On Elven life-expectancy
I've been thinking about that memorable passage from the Curse of the Noldor in Tolkien's Silmarillion: “For though Eru appointed to you to die not in Eä, and no sickness may assail you, yet slain ye may be, and slain ye shall be: by weapon and by torment and by grief; and your houseless spirits shall come then to Mandos.”
It occurred to me that this fact has rather disastrous implications for Elven immortality. Now of course, in the Silmarillion we see plenty of Elves meet a more or less violent end, getting killed in battle and the like; but what hadn't occurred to me until recently is how sooner or later they would all be likely to die even in a perfectly peaceful and well-ordered society, by sheer accident if for no other reason. If you live forever, sooner or later you will step on a banana peel and break your neck, or walk into an open manhole while texting, or be trampled to death by a marauding circus elephant, all of which means that actual immortality is vanishingly unlikely.
So I figured I'd try to estimate the actual life span of the Elves. The Wikipedia has a useful List of causes of death; after excluding various age- and disease-related causes, which the Elves would presumably not be affected by, I ended up with the following:
|Group||Cause||Deaths per 100,000|
|E.1||Road traffic accidents||19.1|
That's a total of 67.9 deaths per 100,000 people. Thus your chance of dying from one of these causes in any given year is p = 67.9 / 100,000 = 1 / 1472.75, which suggests that your mean life expectancy is 1 / p = about 1472 years, and the median life expectancy is −log2 (1 − p) = about 1020 years (see the geometric distribution page in the Wikipedia).
The probability of not dying in a given year is 1 − p, so the probability of staying alive for at least n years is (1 − p)n. For someone like Galadriel, who was born before the sun appeared and was still alive during the events of the Lord of the Rings, her age in years must be well over 7000 (see this page). For the p we saw above, the probability of living at least 7000 years is only 0.0086, or about 1 in 116.
For comparison: judging by the 2010 data for the worldwide population by age on census.gov, the world population at the time was 6.8 billion; 1/116-th of that is 59 million; and in that year, there were about 64 million people aged 80–84 and 42 million aged 85 or more. So globally, 7000-year-old Elves (or older) are about as common as people in their mid-80s or older.
Suppose you started with a population of 7 billion and they kept dying at these rates. As we saw above, every 1020 years reduces this original population by half; every 7000 years reduces it by a factor of 116. After 7000 years, you'd have about 60 million members of that original population left alive; after 14000 years, you'd have 500 thousand; after 21000 years, less than 5 thousand. At 30000 years, the expected number of living members of that original population is slightly below 10, and by 34000 years it drops below 1, meaning that you should consider yourself lucky if even one of those original 7 billion elves is still alive.

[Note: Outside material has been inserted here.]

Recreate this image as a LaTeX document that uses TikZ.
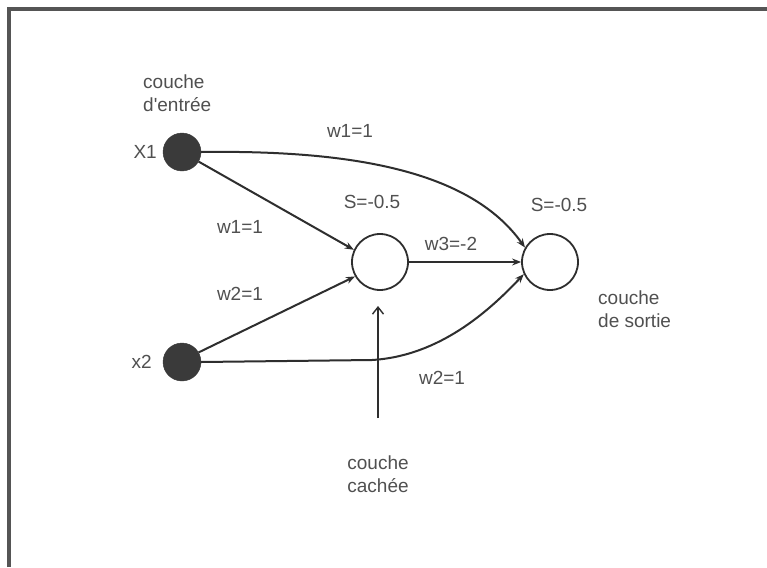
\documentclass[tikz,border=0pt]{standalone}
\usepackage{fontspec}
\setmainfont{Liberation Sans}
\usetikzlibrary{arrows.meta}
\definecolor{txt}{HTML}{505050}
\definecolor{ln}{HTML}{2E2E2E}
\definecolor{fillc}{HTML}{3A3A3A}
\definecolor{frame}{HTML}{555555}
\begin{document}
\begin{tikzpicture}[x=1pt,y=-1pt,
  lbl/.style={text=txt,font=\fontsize{19}{23}\selectfont,inner sep=0pt},
  lblL/.style={lbl,align=left,anchor=west},
  inputn/.style={circle,fill=fillc,draw=fillc,minimum size=38pt,inner sep=0pt},
  neuron/.style={circle,draw=ln,line width=1.8pt,fill=white,minimum size=56pt,inner sep=0pt},
  wire/.style={draw=ln,line width=2pt,-{Stealth[length=9pt,width=7pt]}},
  thin/.style={draw=ln,line width=1.4pt,-{Stealth[length=9pt,width=7pt]}},
  pointer/.style={draw=ln,line width=1.4pt,-{Straight Barb[length=7pt,width=11pt]}}]
\useasboundingbox (0,0) rectangle (767,567);
\fill[white] (0,0) rectangle (767,567);
% frame
\draw[frame,line width=3.5pt] (9,567) -- (9,9) -- (767,9);
% nodes
\node[inputn] (X1) at (182,152) {};
\node[inputn] (X2) at (182,362) {};
\node[neuron] (H) at (380,262) {};
\node[neuron] (O) at (550,262) {};
% labels
\node[lblL] (ein) at (143,93) {couche\\d\textquotesingle entrée};
\node[lbl,anchor=east] (lx1) at (157,152) {X1};
\node[lbl,anchor=east] (lx2) at (152,362) {x2};
\node[lbl] (w1a) at (350,131) {w1=1};
\node[lbl] (sh) at (372,202) {S=-0.5};
\node[lbl] (so) at (559,205) {S=-0.5};
\node[lbl] (w1b) at (240,227) {w1=1};
\node[lbl] (w2a) at (240,294) {w2=1};
\node[lbl] (w3) at (451,244) {w3=-2};
\node[lbl] (w2b) at (442,378) {w2=1};
\node[lblL] (sortie) at (598,309) {couche\\de sortie};
\node[lbl,align=center] (cachee) at (378,474) {couche\\cachée};
\coordinate (ptr) at (378,418);
\coordinate (bend) at (372,360);
% connectors
\draw[wire] (X1.east) .. controls (350,150) and (470,170) .. (O.150);
\draw[wire] (X1.-30) -- (H.155);
\draw[wire] (X2.30) -- (H.210);
\draw[wire] (X2.east) -- (bend) .. controls (440,356) and (490,310) .. (O.205);
\draw[thin] (H.east) -- (O.west);
\draw[pointer] (ptr) -- (378,306);
\end{tikzpicture}
\end{document}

Sure, 30000 years isn't bad — but it's a far cry from true immortality.
Tolkien would have us believe that Elves sooner or later either leave Middle-Earth by sailing from the Gray Havens, or they just sort of fade away. Well, I suppose that sounds more poetic than the sordid truth: road traffic accidents, suicide — and falls! Those damn banana peels! I can almost imagine Morgoth floating through the Timeless Void, munching on a banana with a satisfied chuckle.